A company has one central data center and five branch offices. Each office has three Hyper-V host servers that
run Windows Server 2012 R2 Datacenter edition. Eachbranch office has a system administrator. You planto
deploy virtual machines (VMs) that run Windows Server 2012 R2 Standard edition to each branch office.
You have the following requirements:
The VMs must be activated at the branch offices, even if the branch office has no Internet connectivity.
Activation keys must NOT be shared with the branch office administrators. You must be able to track license
usage from the central location, even without access rights to the VMs.
You must be able to verify license compliance and perform real time reporting on license usage from a central
location.
You need to configure licensing and activation for the VMs.
Which feature or tool should you use?
A.
Multiple Activation Key (MAK)
B.
Volume Activation Management Tool (VAMT)
C.
Key Management Service (KMS)
D.
Automatic Virtual Machine Activation (AVMA)
i believe this is wrong..
Answer B – is more likely
No, answer D is correct.
http://technet.microsoft.com/en-us/library/dn303421.aspx
I was not sure about AVMA’s reporting capabilities, but the article in codemonk’s post confirms that AVMA can do reporting.
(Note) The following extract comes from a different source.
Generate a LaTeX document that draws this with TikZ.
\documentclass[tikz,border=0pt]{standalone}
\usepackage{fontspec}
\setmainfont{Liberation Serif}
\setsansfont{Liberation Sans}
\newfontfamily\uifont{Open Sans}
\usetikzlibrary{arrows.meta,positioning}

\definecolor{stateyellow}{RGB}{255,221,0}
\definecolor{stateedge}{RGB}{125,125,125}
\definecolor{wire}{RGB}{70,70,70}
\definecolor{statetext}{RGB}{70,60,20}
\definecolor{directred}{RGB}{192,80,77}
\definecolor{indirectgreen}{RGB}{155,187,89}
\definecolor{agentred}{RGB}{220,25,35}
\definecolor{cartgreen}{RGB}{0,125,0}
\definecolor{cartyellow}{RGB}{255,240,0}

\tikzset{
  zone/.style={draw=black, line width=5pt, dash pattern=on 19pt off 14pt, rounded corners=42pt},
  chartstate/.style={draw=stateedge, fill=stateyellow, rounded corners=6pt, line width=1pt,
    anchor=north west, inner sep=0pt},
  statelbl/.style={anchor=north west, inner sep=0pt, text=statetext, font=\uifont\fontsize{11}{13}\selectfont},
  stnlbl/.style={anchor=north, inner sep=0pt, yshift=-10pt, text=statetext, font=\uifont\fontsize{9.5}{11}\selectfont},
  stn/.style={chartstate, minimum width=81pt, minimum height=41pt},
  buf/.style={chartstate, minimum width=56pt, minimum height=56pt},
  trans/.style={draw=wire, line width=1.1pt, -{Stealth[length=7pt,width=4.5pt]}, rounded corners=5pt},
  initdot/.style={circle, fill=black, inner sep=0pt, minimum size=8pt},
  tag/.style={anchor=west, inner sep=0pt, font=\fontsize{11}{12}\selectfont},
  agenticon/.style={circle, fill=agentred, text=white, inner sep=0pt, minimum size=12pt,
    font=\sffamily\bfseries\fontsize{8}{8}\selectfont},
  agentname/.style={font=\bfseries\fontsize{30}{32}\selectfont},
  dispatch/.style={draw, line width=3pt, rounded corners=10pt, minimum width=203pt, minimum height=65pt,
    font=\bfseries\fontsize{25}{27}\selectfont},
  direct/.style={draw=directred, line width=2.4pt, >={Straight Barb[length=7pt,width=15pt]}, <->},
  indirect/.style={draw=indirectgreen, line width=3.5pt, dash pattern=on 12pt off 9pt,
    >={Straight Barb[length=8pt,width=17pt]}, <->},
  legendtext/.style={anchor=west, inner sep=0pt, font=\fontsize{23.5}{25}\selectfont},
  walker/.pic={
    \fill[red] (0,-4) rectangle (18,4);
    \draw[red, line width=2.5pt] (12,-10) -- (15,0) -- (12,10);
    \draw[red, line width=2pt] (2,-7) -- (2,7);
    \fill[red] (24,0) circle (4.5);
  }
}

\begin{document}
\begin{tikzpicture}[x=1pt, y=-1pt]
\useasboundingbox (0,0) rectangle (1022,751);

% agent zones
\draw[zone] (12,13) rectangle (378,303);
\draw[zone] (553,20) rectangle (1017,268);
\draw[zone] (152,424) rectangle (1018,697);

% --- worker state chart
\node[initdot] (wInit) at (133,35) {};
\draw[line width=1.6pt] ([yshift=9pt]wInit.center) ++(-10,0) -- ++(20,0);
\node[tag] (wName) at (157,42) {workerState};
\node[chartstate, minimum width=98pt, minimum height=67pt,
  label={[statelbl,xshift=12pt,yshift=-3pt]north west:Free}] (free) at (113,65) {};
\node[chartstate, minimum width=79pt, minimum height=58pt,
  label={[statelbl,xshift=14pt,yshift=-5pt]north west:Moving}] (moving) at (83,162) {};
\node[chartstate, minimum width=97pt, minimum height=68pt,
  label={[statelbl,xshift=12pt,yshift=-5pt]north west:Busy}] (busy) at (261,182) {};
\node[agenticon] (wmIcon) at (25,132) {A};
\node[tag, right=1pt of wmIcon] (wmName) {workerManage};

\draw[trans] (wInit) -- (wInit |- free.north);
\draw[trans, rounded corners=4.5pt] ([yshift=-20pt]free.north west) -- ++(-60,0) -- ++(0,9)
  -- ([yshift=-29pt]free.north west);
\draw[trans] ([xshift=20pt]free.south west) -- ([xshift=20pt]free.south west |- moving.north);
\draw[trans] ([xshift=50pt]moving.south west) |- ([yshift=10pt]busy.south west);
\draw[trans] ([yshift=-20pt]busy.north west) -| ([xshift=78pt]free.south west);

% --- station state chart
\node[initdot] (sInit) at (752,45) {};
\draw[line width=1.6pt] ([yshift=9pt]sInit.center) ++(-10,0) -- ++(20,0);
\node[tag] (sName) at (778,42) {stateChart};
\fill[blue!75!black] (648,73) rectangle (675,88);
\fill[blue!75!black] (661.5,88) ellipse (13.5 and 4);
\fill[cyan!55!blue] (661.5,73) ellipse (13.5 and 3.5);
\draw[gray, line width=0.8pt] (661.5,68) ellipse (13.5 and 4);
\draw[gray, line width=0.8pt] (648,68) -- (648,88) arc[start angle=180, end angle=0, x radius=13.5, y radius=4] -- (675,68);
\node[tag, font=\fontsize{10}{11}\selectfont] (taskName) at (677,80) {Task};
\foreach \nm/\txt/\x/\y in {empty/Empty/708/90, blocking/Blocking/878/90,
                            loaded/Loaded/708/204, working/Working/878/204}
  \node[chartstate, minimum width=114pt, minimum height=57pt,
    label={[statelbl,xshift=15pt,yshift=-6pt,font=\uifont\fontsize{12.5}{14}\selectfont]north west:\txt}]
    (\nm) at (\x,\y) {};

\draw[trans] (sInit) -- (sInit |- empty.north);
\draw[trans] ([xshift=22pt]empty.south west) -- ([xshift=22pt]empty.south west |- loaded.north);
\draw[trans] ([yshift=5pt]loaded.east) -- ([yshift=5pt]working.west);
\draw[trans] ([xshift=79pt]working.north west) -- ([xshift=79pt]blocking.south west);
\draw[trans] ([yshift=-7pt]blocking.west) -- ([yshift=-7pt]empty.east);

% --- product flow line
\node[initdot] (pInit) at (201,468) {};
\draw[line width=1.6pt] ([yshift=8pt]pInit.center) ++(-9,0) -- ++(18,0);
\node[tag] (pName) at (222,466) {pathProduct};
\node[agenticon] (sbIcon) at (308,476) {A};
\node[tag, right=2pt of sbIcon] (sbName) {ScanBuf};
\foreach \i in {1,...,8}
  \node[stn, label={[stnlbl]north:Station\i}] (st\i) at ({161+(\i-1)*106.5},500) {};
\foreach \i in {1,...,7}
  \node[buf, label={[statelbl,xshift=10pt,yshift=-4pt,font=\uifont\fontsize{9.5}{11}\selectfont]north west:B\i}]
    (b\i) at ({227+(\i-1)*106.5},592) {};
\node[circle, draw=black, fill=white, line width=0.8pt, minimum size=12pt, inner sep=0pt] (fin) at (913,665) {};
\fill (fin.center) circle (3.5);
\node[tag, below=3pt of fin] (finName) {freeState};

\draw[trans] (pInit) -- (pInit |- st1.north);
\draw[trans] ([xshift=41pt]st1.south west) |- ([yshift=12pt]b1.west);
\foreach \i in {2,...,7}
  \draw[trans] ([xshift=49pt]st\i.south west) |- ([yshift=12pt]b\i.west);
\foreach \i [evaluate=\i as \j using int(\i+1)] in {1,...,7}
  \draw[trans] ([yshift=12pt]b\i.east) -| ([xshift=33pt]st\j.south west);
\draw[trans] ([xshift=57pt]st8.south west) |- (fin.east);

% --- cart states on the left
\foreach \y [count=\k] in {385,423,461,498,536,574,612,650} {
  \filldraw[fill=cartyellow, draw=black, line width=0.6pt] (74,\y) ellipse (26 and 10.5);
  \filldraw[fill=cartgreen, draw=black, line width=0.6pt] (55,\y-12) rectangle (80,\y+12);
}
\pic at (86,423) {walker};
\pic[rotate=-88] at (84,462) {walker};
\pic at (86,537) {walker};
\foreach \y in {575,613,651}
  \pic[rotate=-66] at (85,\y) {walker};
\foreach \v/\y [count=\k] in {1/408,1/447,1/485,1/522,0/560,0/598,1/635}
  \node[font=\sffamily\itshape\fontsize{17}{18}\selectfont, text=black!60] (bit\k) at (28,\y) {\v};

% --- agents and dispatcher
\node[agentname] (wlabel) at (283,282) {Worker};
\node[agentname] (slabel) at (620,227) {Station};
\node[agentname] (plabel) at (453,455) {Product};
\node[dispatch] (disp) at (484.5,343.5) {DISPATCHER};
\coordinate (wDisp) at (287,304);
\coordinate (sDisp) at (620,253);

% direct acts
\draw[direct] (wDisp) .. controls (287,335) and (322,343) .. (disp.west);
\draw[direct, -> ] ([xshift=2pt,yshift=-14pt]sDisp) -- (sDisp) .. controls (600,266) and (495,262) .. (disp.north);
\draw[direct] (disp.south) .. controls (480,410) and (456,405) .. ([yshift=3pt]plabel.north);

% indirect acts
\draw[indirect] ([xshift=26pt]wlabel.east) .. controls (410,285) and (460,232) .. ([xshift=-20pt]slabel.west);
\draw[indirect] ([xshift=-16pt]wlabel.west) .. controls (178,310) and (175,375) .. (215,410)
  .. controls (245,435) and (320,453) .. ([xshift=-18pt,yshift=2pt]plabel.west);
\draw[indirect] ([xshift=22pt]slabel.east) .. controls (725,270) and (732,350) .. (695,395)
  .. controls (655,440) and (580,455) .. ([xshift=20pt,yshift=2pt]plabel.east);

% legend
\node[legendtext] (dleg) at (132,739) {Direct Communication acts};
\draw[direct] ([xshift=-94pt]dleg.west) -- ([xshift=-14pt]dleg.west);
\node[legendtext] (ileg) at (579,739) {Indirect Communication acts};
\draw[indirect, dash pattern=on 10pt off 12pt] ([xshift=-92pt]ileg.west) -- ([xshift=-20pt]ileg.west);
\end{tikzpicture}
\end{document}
If there were physical servers, the only appicable solution would be VAMT.
In the case, with all Datacenter hosts and a fully virtualized environment, AVMA (B) is the BEST answer.
Server datacenter managers can use AVMA to do the following:
•Activate virtual machines in remote locations
•Activate virtual machines with or without an internet connection
•Track virtual machine usage and licenses from the virtualization server, without requiring any access rights on the virtualized systems
There are no product keys to manage and no stickers on the servers to read. The virtual machine is activated and continues to work even when it is migrated across an array of virtualization servers.
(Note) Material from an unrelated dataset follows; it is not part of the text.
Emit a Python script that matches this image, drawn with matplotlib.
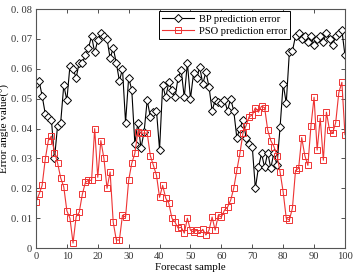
import numpy as np
import matplotlib
matplotlib.use('Agg')
import matplotlib.pyplot as plt
from matplotlib.ticker import FixedLocator, FixedFormatter

# Data
sample = list(range(0, 101))

bpError = [0.055, 0.056, 0.051, 0.045, 0.044, 0.043, 0.030, 0.041, 0.042, 0.0545,
           0.0495, 0.061, 0.060, 0.057, 0.062, 0.062, 0.0645, 0.067, 0.071, 0.0655,
           0.0695, 0.072, 0.071, 0.070, 0.0635, 0.067, 0.062, 0.056, 0.060, 0.042,
           0.057, 0.053, 0.035, 0.042, 0.0335, 0.039, 0.0495, 0.044, 0.0455, 0.046,
           0.033, 0.0545, 0.0505, 0.0555, 0.053, 0.0505, 0.057, 0.0595, 0.0505, 0.062,
           0.050, 0.0585, 0.057, 0.0605, 0.055, 0.059, 0.054, 0.046, 0.0495, 0.049,
           0.0485, 0.0495, 0.046, 0.050, 0.046, 0.037, 0.040, 0.043, 0.037, 0.035,
           0.034, 0.020, 0.027, 0.0317, 0.027, 0.032, 0.0267, 0.032, 0.0277, 0.0405,
           0.055, 0.0485, 0.0655, 0.066, 0.071, 0.072, 0.070, 0.071, 0.069, 0.071,
           0.068, 0.070, 0.071, 0.069, 0.072, 0.070, 0.068, 0.071, 0.072, 0.073,
           0.0645]

psoError = [0.0155, 0.018, 0.021, 0.0297, 0.036, 0.0375, 0.032, 0.0285, 0.0235, 0.0205,
            0.0125, 0.010, 0.0017, 0.0105, 0.012, 0.018, 0.022, 0.0227, 0.0227, 0.040,
            0.0237, 0.036, 0.030, 0.020, 0.0255, 0.0087, 0.0027, 0.0027, 0.011, 0.0104,
            0.0227, 0.0284, 0.0317, 0.039, 0.0385, 0.0385, 0.0385, 0.031, 0.0277, 0.0244,
            0.017, 0.021, 0.0167, 0.015, 0.010, 0.0087, 0.0067, 0.007, 0.005, 0.010,
            0.006, 0.0054, 0.006, 0.005, 0.0063, 0.0044, 0.006, 0.0104, 0.006, 0.011,
            0.0104, 0.0127, 0.0137, 0.016, 0.020, 0.026, 0.0317, 0.0385, 0.041, 0.044,
            0.0445, 0.047, 0.0455, 0.0475, 0.047, 0.0395, 0.036, 0.034, 0.031, 0.0255,
            0.0188, 0.010, 0.0094, 0.0134, 0.026, 0.0267, 0.037, 0.031, 0.0277, 0.041,
            0.0505, 0.0328, 0.0435, 0.0294, 0.0455, 0.0395, 0.0385, 0.042, 0.052, 0.0555,
            0.038]

xticks = [0, 10, 20, 30, 40, 50, 60, 70, 80, 90, 100]
yticks = [0, 0.01, 0.02, 0.03, 0.04, 0.05, 0.06, 0.07, 0.08]
ytickLabels = ['0', '0. 01', '0. 02', '0. 03', '0. 04', '0. 05', '0. 06', '0. 07', '0. 08']

plt.rcParams['font.family'] = ['Liberation Serif', 'DejaVu Serif']

fig = plt.figure(figsize=(3.56, 2.76), dpi=100)
ax = fig.add_axes([0.101, 0.101, 0.868, 0.866])

ax.plot(sample, bpError, color='black', lw=0.8, marker='D', ms=3.6,
        mfc='white', mec='black', mew=0.7, label='BP prediction error')
ax.plot(sample, psoError, color='#ee3333', lw=0.8, marker='s', ms=4.6,
        mfc='none', mec='#ee3333', mew=0.7, label='PSO prediction error')

ax.set_xlim(0, 100)
ax.set_ylim(0, 0.08)
ax.xaxis.set_major_locator(FixedLocator(xticks))
ax.yaxis.set_major_locator(FixedLocator(yticks))
ax.yaxis.set_major_formatter(FixedFormatter(ytickLabels))
ax.tick_params(direction='in', top=True, right=True, labelsize=7.6,
               length=3, width=0.6, colors='#333333', pad=3)
for s in ax.spines.values():
    s.set_color('#555555')
    s.set_linewidth(0.8)

ax.set_xlabel('Forecast sample', fontsize=7.8, labelpad=1)
ax.set_ylabel('Error angle value(°)', fontsize=8)
ax.yaxis.set_label_coords(-0.084, 0.5)

leg = ax.legend(loc='upper right', bbox_to_anchor=(0.822, 0.99), fontsize=7.6,
                fancybox=False, framealpha=1, edgecolor='black', borderpad=0.3,
                handlelength=3.1, handletextpad=0.4, labelspacing=0.2,
                borderaxespad=0)
leg.get_frame().set_linewidth(0.7)

plt.savefig('out.png', dpi=100)
plt.close()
AVMA lets you install virtual machines on a properly activated Windows server without having to manage product keys for each individual virtual machine, even in disconnected environments. AVMA binds the virtual machine activation to the licensed virtualization server and activates the virtual machine when it starts up. AVMA also provides real-time reporting on usage and historical data on the license state of the virtual machine. Reporting and tracking data is available on the virtualization server.
http://technet.microsoft.com/en-us/library/dn303421.aspx
The central location for AVMA seems to be each Hyper-V hosts. So when you need to check license information you need to check 5×3 hyper-V hosts.
So just for that point i’d say B.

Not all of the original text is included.